Marjorie earned a Universal contract in the process and throughout the 1940s and 1950s and would alternate between theater and film assignments. She returned to Broadway with the plays "Signature" in 1945 and "Little Brown Jug" a year later, returning a decade later as a replacement in the popular
Moss Hart comedy "Anniversary Waltz" in the mid-1950s. Most of Marjorie's films were inconsequential and set her up as a pretty diversion --
Escape from Hong Kong (1942),
Moonlight in Havana (1942) and
The Adventures of Smilin' Jack (1943). Some of her better films of that period included a loan-out,
Johnny Come Lately (1943), with
James Cagney, and
Sherlock Holmes in Washington (1942) starring the irrepressible sleuthing team of
Basil Rathbone and
Nigel Bruce.
Freelancing from the late 1940s on, Marjorie was the co-star or second lead in such films as the jazzy musical drama
New Orleans (1947) for Hal Roach Studios; the Universal crimers
The Strange Mrs.
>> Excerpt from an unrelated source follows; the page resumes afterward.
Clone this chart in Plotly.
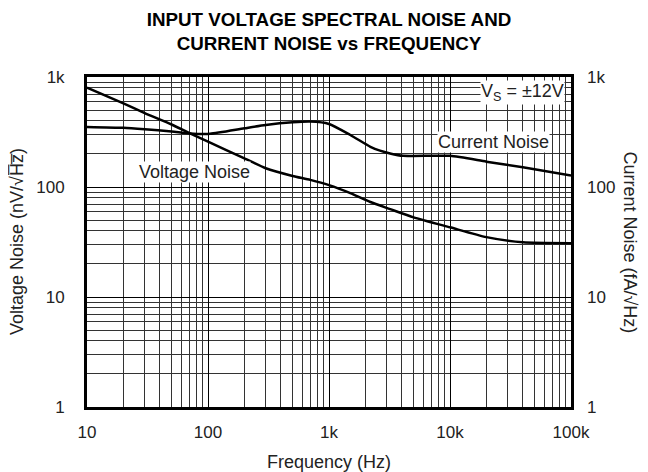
import plotly.graph_objects as go

freq_v = [10, 20, 30, 50, 71, 100, 200, 300, 500, 700, 1000, 1500, 2200, 3200, 5000, 10000, 20000, 40000, 100000]
voltage_noise = [800, 575, 470, 370, 307, 258, 182, 148, 126, 116, 104, 88, 73, 63, 53, 43, 35, 31.4, 30.8]

freq_i = [10, 20, 30, 50, 71, 104, 200, 300, 500, 700, 1000, 1500, 2200, 2640, 3200, 4100, 10000, 20000, 40000, 100000]
current_noise = [352, 345, 335, 320, 307, 305, 342, 366, 387, 393, 374, 297, 232, 214, 202, 192, 192, 170, 151, 127]

x_tickvals = [10, 100, 1000, 10000, 100000]
x_ticktext = ["10", "100", "1k", "10k", "100k"]
y_tickvals = [1, 10, 100, 1000]
y_ticktext = ["1", "10", "100", "1k"]

FONT = "Liberation Sans, Arial, Helvetica, sans-serif"
TXT = "#222222"
FS_TICK = 17
FS = 18

fig = go.Figure()
fig.add_trace(go.Scatter(x=freq_v, y=voltage_noise, mode="lines",
                         line=dict(color="black", width=2.5, shape="spline", smoothing=0.6),
                         showlegend=False))
fig.add_trace(go.Scatter(x=freq_i, y=current_noise, mode="lines", yaxis="y2",
                         line=dict(color="black", width=2.5, shape="spline", smoothing=0.6),
                         showlegend=False))

grid_common = dict(showgrid=True, gridcolor="black", gridwidth=1,
                   minor=dict(showgrid=True, gridcolor="#333333", gridwidth=1, dtick="D1"),
                   showline=True, linecolor="black", linewidth=3, mirror=True,
                   ticks="", zeroline=False,
                   tickfont=dict(size=FS_TICK, color=TXT))

fig.update_layout(
    width=640, height=464,
    paper_bgcolor="white", plot_bgcolor="white",
    font=dict(family=FONT, size=FS, color=TXT),
    margin=dict(l=79, r=77, t=69, b=65),
    title=dict(text="INPUT VOLTAGE SPECTRAL NOISE AND<br>CURRENT NOISE vs FREQUENCY",
               x=0.5, xref="paper", xanchor="center", yref="container", y=0.962, yanchor="top",
               pad=dict(t=0),
               font=dict(family=FONT, size=18.8, color="black", weight="bold")),
    xaxis=dict(type="log", range=[1, 5], tickvals=x_tickvals, ticktext=x_ticktext,
               ticklabelstandoff=8, **grid_common),
    yaxis=dict(type="log", range=[0, 3], tickvals=y_tickvals, ticktext=y_ticktext,
               ticklabelstandoff=16, **grid_common),
    yaxis2=dict(type="log", range=[0, 3], tickvals=y_tickvals, ticktext=y_ticktext,
                overlaying="y", side="right", showgrid=False, ticks="", zeroline=False,
                showline=False, ticklabelstandoff=15, tickfont=dict(size=FS_TICK, color=TXT)),
)

fig.add_annotation(x=1.89, y=2.14, xref="x", yref="y", text="Voltage Noise", showarrow=False,
                   bgcolor="white", font=dict(size=FS), borderpad=0)
fig.add_annotation(x=4.36, y=2.41, xref="x", yref="y", text="Current Noise", showarrow=False,
                   bgcolor="white", font=dict(size=FS), borderpad=0)
fig.add_annotation(x=4.60, y=2.855, xref="x", yref="y", text="V<sub>S</sub> = ±12V", showarrow=False,
                   bgcolor="white", font=dict(size=FS), borderpad=0)
fig.add_annotation(x=0.5, y=-0.203, xref="paper", yref="paper", text="Frequency (Hz)",
                   showarrow=False, font=dict(size=FS))
fig.add_annotation(x=-0.1446, y=0.5, xref="paper", yref="paper", text="Voltage Noise (nV/√H̅z̅)",
                   textangle=-90, showarrow=False, xanchor="center", yanchor="middle",
                   font=dict(size=FS))
fig.add_annotation(x=1.121, y=0.5, xref="paper", yref="paper", text="Current Noise (fA/√Hz)",
                   textangle=90, showarrow=False, xanchor="center", yanchor="middle",
                   font=dict(size=FS))

fig.write_html("out.html")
Crane (1948) and
The Argyle Secrets (1948) as a femme fatale; the Columbia action adventure
Air Hostess (1949); the
Tim Holt RKO western
Masked Raiders (1949) in an interesting shady role; Monogram's Bomba the Jungle Boy offering
The Lost Volcano (1950); the Columbia action drama
Chain Gang (1950); and the amusing crime comedy
Stop That Cab (1951).
Moving more into the new 1950s medium of TV, Marjorie had guest parts on such shows as "Racket Squad," "The Adventures of Kit Carson," "China Smith," "Ramar of the Jungle," "Hopalong Cassidy," "The Loretta Young Show" and "Wagon Train," along with the anthology series "Four Star Playhouse," "Schlitz Playhouse," "Fireside Theatre," and "'Cavalcade of America." Marjorie greatest exposure, however, came in 1957 when she was cast as the second wife of widower/entertainer
Danny Thomas in the long-established comedy hit
The Danny Thomas Show (1953). She lucked into the role when Danny's "first wife" (played by actress
Jean Hagen, best known for her classic role as screechy "Lina Lamont" in
Singin' in the Rain (1952)) asked to leave the series and the writer had her character "die." Marjorie proved an able sparring partner for the comedian for seven more seasons, but was unsparingly typecast as the wholesome wife thereafter.
Following this Marjorie appeared in a number of dinner theater productions for work, but would indelibly remain Kathy ("Clancy") Williams in the public eye and appeared very sparsely on TV ("Love, American Style") and film (fifth billed as the wife of
Bob Hope in the comedy
Boy, Did I Get a Wrong Number! (1966)). As a result, she graciously returned to
Danny Thomas and her famous TV wife role in the sequel series
Make Room for Granddaddy (1970).
Marjorie gently phased her career out for the most part after her third marriage in 1977, but could be seen from time to time in such programs as "Fantasy Island" and "The Love Boat." In 1987, she returned for a short-lived run on the domestic sitcom
Sweet Surrender (1987) starring
Dana Delany and
Mark Blum, as the latter's mother. Her last camera appearance was a featured part in the "grumpy old men"-styled TV movie
Side by Side (1988) starring
Milton Berle,
Sid Caesar and her TV husband
Danny Thomas.
Made a widow by her second and third husbands, Marjorie published her memoir, "A Dance and a Hug," in 2005. She died on November 28, 2015, age 97, in Beverly Hills, California, of natural causes.